It gets very dark at night in Hawaii. Except for a tiny flashing light on a bouy offshore, and the glow from the windows of the homes and condos along the beach, it is pitch black.
Just me - alone on the beach - in the dark.
I wouldn't say I am scared of the dark, but I have always been uncomfortable in it. It steals my vision and removes all possibility of self defense (against wild animal attacks, spiders and coffee table bruises?). It steals my ability to control my surroundings.
Yet - maybe for the first time in my life - I am not uncomfortable. This darkness is different. I feel no threat. The sounds of the sea and the nocturnal creatures scratching and chirping are comforting.

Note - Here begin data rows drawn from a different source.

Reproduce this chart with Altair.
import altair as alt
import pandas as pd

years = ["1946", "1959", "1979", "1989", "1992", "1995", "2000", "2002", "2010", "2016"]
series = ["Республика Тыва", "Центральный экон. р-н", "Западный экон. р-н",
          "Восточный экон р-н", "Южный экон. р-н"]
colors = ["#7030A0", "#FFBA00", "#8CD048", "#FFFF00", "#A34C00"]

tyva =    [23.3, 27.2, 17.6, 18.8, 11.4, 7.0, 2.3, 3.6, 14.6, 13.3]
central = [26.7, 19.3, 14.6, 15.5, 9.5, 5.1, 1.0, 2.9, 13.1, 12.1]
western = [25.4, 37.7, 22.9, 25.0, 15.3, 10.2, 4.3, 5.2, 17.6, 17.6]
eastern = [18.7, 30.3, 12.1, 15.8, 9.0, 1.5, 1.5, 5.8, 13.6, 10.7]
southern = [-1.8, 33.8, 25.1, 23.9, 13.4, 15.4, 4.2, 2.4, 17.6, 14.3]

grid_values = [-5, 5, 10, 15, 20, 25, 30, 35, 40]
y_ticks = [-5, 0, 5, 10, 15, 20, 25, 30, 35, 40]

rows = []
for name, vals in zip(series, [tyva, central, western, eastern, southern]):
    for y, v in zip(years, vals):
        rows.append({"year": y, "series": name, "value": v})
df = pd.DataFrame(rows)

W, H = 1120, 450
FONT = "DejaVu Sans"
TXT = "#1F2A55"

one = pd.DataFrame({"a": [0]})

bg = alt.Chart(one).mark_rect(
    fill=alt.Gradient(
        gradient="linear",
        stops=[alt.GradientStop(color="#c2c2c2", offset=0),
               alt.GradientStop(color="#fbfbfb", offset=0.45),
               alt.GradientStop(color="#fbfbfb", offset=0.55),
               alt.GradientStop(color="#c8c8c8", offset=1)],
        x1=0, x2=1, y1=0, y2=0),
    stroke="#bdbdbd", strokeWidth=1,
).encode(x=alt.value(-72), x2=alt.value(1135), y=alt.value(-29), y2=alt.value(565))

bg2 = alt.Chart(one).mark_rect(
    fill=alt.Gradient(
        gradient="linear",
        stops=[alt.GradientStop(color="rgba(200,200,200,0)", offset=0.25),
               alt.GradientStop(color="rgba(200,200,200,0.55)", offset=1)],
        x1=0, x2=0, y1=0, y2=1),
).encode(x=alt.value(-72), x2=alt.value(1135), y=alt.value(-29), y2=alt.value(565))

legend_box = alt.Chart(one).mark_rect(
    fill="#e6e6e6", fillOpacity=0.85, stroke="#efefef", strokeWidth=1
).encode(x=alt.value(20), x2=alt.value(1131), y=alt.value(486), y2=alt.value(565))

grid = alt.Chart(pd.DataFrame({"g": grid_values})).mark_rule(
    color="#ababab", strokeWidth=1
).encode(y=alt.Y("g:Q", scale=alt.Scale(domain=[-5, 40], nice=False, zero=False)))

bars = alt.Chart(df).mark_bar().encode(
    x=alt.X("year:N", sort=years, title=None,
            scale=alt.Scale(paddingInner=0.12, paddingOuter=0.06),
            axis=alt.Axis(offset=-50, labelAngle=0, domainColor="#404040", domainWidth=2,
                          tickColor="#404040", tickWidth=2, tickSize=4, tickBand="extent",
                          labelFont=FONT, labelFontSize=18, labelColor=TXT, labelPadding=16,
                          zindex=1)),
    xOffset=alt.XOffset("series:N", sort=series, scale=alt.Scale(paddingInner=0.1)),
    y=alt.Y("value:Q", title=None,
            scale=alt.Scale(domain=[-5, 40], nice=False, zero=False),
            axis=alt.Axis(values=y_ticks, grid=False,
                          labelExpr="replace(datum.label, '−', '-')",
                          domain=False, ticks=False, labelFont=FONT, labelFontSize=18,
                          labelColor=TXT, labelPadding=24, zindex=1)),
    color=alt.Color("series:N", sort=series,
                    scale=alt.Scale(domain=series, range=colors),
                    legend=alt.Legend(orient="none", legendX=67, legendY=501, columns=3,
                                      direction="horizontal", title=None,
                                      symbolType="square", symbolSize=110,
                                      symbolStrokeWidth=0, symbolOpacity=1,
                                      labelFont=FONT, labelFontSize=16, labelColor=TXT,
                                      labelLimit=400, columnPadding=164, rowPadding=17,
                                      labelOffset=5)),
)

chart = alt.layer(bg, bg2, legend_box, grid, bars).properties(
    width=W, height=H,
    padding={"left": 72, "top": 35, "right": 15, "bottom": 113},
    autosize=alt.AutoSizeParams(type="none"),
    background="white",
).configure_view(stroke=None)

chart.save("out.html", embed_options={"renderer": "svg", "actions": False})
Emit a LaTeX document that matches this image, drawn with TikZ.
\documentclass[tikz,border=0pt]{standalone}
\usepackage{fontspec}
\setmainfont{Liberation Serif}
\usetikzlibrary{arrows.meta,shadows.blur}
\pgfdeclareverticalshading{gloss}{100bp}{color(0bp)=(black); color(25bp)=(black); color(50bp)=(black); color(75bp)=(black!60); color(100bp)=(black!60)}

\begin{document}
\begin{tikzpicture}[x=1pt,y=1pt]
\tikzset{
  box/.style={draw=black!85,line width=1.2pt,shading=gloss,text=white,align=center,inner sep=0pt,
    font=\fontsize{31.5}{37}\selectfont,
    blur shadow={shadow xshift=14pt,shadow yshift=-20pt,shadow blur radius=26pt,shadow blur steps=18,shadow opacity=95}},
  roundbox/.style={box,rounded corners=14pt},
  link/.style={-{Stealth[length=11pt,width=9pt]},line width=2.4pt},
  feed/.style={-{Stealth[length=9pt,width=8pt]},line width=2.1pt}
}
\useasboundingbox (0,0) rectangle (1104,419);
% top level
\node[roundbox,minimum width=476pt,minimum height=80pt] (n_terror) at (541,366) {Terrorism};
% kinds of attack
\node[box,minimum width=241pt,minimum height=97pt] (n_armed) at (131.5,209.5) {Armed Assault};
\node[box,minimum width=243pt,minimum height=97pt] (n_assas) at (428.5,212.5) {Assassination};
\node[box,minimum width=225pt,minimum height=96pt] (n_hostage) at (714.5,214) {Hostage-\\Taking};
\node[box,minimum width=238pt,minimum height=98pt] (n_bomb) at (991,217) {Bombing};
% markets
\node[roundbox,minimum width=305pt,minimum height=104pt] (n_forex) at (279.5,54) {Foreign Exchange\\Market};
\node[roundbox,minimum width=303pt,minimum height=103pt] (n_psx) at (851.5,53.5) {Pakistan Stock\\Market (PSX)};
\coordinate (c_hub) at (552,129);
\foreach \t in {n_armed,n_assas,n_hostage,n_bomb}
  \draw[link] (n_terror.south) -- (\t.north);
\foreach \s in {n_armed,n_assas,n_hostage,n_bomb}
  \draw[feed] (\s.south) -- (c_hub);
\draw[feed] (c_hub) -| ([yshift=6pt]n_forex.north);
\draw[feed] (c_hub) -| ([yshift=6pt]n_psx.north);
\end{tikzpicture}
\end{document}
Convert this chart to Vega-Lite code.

I can be an intolerable control freak - if not with others, definitely with myself. I don't like it when outcomes are uncertain. I don't enjoy the unknown. And while I know without a doubt that it is fruitless, my mind sometimes persists in its effort to feel safe and secure in the "known."
I've been working on that for quite some time.
But THIS? I haven't experienced THIS degree of comfort in the unknown before. It is nice. Oh... I'm not saying that my brain is fixed. I will surely freak out about something... someday down the road (or, tomorrow). But this moment allows me to have something I lose from time to time; perspective.
I think my need to control my surroundings is less about what I fear could happen, and more about what I fear I will feel. If I find peace and stop worrying and working so incredibly hard to be perfect, I might find that true grace and humanity comes from not being perfect at all. If so... what have I been doing for 40 years?
I think... what I've been doing is called "practice." When you are 18, you don't always see what is possible. But... all the lights are green, so it is easier to have faith in what might be. When you are 40, you know what was possible... but people make you believe the light is yellow, so it's harder to have faith that you can still make things happen.
I can't help but believe that if I have discovered a peace in pure darkness... that I couldn't also find peace in the light - regardless of the hue, the intensity, or the shadow it casts.
Peace - in light or darkness - comes with an understanding that I can never control my surroundings. I can only use my senses, my intuition and intelligence to navigate. Whether I am bathed in light, or shrouded in darkness, I am no more or less able to find peace. Because... peace has its own light.